## Exercise goal
Print the listing as it stands, omitting all images.

## Provided records

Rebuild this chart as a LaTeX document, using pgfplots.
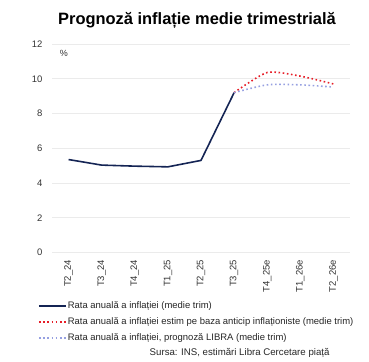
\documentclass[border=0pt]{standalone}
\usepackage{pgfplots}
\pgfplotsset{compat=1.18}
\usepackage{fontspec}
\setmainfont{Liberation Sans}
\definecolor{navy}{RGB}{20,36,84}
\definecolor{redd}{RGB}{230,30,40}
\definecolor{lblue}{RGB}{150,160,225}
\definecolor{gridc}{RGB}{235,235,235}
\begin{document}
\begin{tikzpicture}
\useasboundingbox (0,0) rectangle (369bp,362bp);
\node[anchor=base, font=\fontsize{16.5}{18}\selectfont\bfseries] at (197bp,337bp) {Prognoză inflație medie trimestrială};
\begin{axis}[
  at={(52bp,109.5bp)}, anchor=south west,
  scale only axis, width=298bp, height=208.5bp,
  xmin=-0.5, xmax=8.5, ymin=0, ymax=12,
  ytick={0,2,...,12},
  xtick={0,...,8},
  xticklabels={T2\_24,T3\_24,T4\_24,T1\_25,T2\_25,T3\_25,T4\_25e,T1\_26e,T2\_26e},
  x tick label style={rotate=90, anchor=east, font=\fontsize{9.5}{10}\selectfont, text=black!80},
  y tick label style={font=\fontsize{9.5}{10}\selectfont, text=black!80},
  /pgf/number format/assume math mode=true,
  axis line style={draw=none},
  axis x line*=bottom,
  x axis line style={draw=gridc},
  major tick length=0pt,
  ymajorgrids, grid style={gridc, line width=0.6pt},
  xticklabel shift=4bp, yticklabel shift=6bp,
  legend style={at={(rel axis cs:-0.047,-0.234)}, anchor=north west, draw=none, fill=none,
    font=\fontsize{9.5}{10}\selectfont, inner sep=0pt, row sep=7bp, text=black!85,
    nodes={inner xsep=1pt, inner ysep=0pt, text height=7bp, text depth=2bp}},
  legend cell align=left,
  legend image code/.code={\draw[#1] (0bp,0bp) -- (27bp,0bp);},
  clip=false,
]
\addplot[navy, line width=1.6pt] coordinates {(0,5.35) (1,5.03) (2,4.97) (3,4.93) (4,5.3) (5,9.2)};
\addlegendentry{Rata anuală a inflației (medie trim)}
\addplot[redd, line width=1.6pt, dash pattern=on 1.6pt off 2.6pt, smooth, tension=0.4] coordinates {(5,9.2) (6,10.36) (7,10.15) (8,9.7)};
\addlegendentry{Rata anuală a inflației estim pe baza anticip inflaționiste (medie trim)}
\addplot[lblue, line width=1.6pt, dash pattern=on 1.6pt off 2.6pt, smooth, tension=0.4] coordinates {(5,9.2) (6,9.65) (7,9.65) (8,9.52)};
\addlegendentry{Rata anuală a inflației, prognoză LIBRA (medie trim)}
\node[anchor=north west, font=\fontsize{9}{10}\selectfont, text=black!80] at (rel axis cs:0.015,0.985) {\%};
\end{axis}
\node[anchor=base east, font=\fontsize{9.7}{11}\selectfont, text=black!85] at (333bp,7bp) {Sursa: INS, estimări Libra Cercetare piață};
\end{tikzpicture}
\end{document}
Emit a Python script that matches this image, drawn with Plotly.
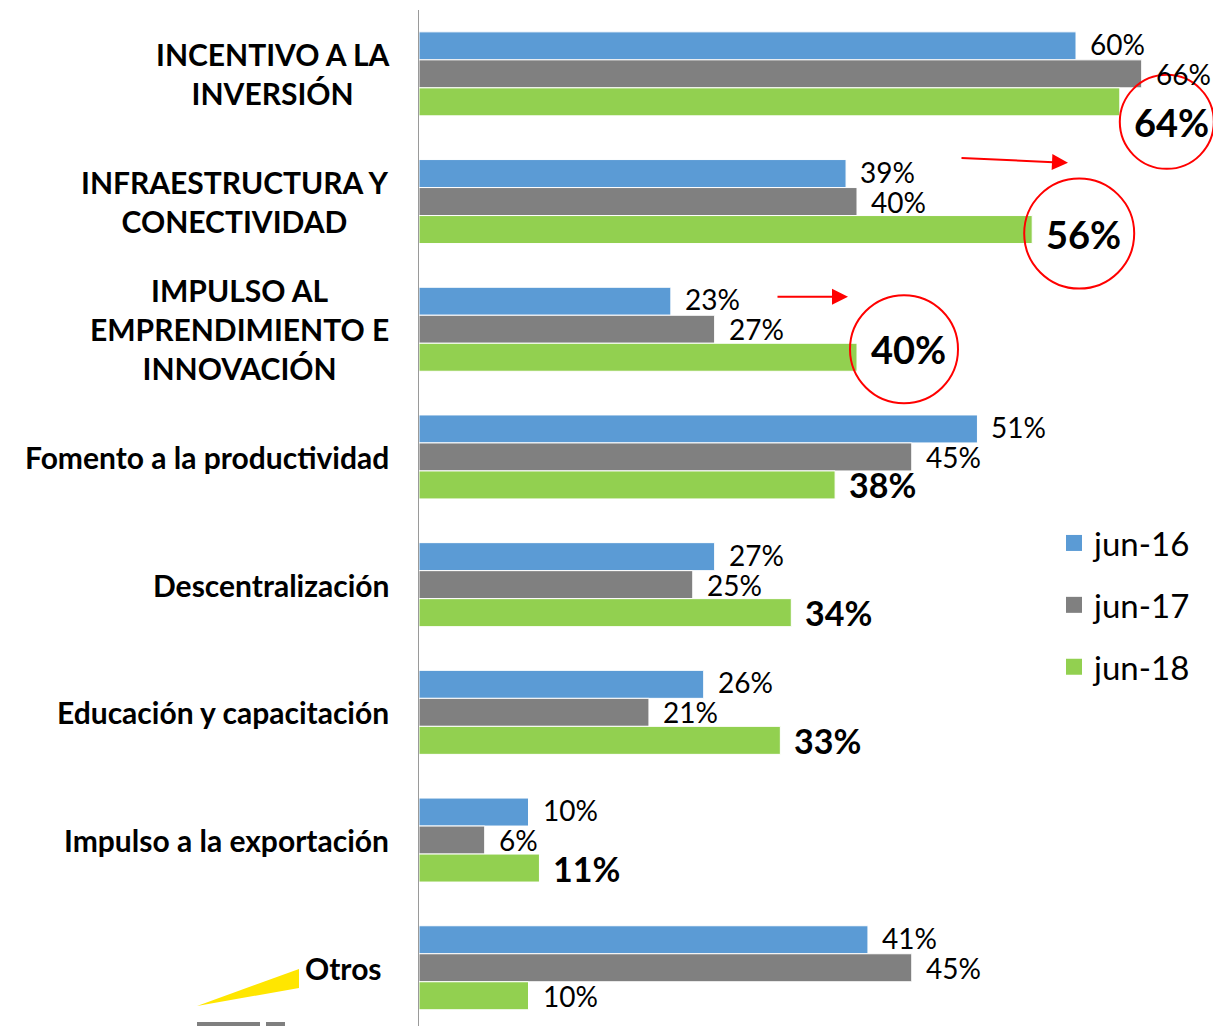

## Solved problem
Rebuild this chart as a LaTeX document, using pgfplots.
\documentclass[border=0pt]{standalone}
\usepackage{pgfplots}
\pgfplotsset{compat=1.18}
\usepackage{fontspec}
\setmainfont{Liberation Sans}
\definecolor{navy}{RGB}{20,36,84}
\definecolor{redd}{RGB}{230,30,40}
\definecolor{lblue}{RGB}{150,160,225}
\definecolor{gridc}{RGB}{235,235,235}
\begin{document}
\begin{tikzpicture}
\useasboundingbox (0,0) rectangle (369bp,362bp);
\node[anchor=base, font=\fontsize{16.5}{18}\selectfont\bfseries] at (197bp,337bp) {Prognoză inflație medie trimestrială};
\begin{axis}[
  at={(52bp,109.5bp)}, anchor=south west,
  scale only axis, width=298bp, height=208.5bp,
  xmin=-0.5, xmax=8.5, ymin=0, ymax=12,
  ytick={0,2,...,12},
  xtick={0,...,8},
  xticklabels={T2\_24,T3\_24,T4\_24,T1\_25,T2\_25,T3\_25,T4\_25e,T1\_26e,T2\_26e},
  x tick label style={rotate=90, anchor=east, font=\fontsize{9.5}{10}\selectfont, text=black!80},
  y tick label style={font=\fontsize{9.5}{10}\selectfont, text=black!80},
  /pgf/number format/assume math mode=true,
  axis line style={draw=none},
  axis x line*=bottom,
  x axis line style={draw=gridc},
  major tick length=0pt,
  ymajorgrids, grid style={gridc, line width=0.6pt},
  xticklabel shift=4bp, yticklabel shift=6bp,
  legend style={at={(rel axis cs:-0.047,-0.234)}, anchor=north west, draw=none, fill=none,
    font=\fontsize{9.5}{10}\selectfont, inner sep=0pt, row sep=7bp, text=black!85,
    nodes={inner xsep=1pt, inner ysep=0pt, text height=7bp, text depth=2bp}},
  legend cell align=left,
  legend image code/.code={\draw[#1] (0bp,0bp) -- (27bp,0bp);},
  clip=false,
]
\addplot[navy, line width=1.6pt] coordinates {(0,5.35) (1,5.03) (2,4.97) (3,4.93) (4,5.3) (5,9.2)};
\addlegendentry{Rata anuală a inflației (medie trim)}
\addplot[redd, line width=1.6pt, dash pattern=on 1.6pt off 2.6pt, smooth, tension=0.4] coordinates {(5,9.2) (6,10.36) (7,10.15) (8,9.7)};
\addlegendentry{Rata anuală a inflației estim pe baza anticip inflaționiste (medie trim)}
\addplot[lblue, line width=1.6pt, dash pattern=on 1.6pt off 2.6pt, smooth, tension=0.4] coordinates {(5,9.2) (6,9.65) (7,9.65) (8,9.52)};
\addlegendentry{Rata anuală a inflației, prognoză LIBRA (medie trim)}
\node[anchor=north west, font=\fontsize{9}{10}\selectfont, text=black!80] at (rel axis cs:0.015,0.985) {\%};
\end{axis}
\node[anchor=base east, font=\fontsize{9.7}{11}\selectfont, text=black!85] at (333bp,7bp) {Sursa: INS, estimări Libra Cercetare piață};
\end{tikzpicture}
\end{document}
Emit a Python script that matches this image, drawn with Plotly.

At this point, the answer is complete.